I was wondering if someone knows of a reference in which $\mathbb{Z}_2$-graded $C^*$-algebra theory is developed using the sign convention $(ab)^* = (-1)^{|a||b|}b^* a^*$. I would be most enthusiastic if someone already performed the exercise of converting powerful machinery like Hilbert modules and Kasparov KK-theory to this language. If that is the case, I would be interested to know whether it simplifies the theory in any way or just makes it even harder.

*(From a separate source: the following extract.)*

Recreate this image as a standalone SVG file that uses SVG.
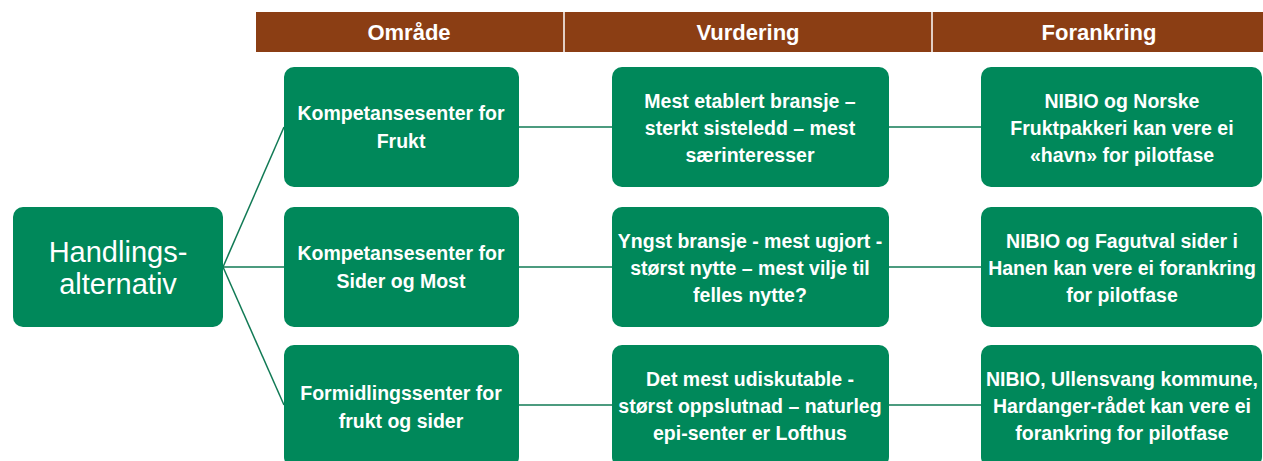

Let me give some context: a $\mathbb{Z}_2$-graded $C^*$-algebra is usually defined as an ordinary $C^*$-algebra together with a direct sum decomposition $A = A_0 \oplus A_1$ respected by multiplication and $*$. In particular, it satisfies $(ab)^* = b^* a^*$. This expression violates the Koszul sign rule, which instead would require such an antilinear involution $\dagger$ to satisfy $(ab)^\dagger = (-1)^{|a||b|} b^\dagger a^\dagger$. On the algebraic level, there is a correspondence between anti-linear even involutions $*$ on $\mathbb{Z}_2$-graded algebras such that $(ab)^* = b^* a^*$ and ones that satisfy $(ab)^\dagger = (-1)^{|a||b|} b^\dagger a^\dagger$. One such bijection is given by $$ a^\dagger = \begin{cases} a^* & a \text{ even} \\ ia^* & a \text{ odd}. \end{cases} $$ Transferring the $C^*$-property $\|a^* a\| = \|a\|^2$ along this bijection yields an equivalent definition of a $C^*$-algebra which is much harder to work with, but has the 'correct' Koszul sign in the definition. For example, if $a$ is odd, $\operatorname{Spec}a^\dagger a \subseteq i \mathbb{R}_{\geq 0}$. I should also remark that over the real numbers, the two sign conventions no longer agree and many real superalgebras don't admit any of these '$\dagger$-structures' at all.
So why bother? Often in mathematics, it turns out that using Koszul signs from the start yields the correct notions later on. For example, if $A,B$ are $\mathbb{Z}_2$-graded $C^*$-algebras, then the $C^*$-structure on the graded tensor product algebra $A \otimes B$ is defined as $(a \otimes b)^* = (-1)^{|a||b|} a^* \otimes b^*$. Why does the weird sign appear? Using the other sign convention, the correct definition is $(a \otimes b)^\dagger = a^\dagger \otimes b^\dagger$. Translating this definition back under the bijection above yields the definition with the strange sign for $*$.
Main question: Has this perspective on graded $C^*$-algebras been developed?
Any thoughts on this are very welcome.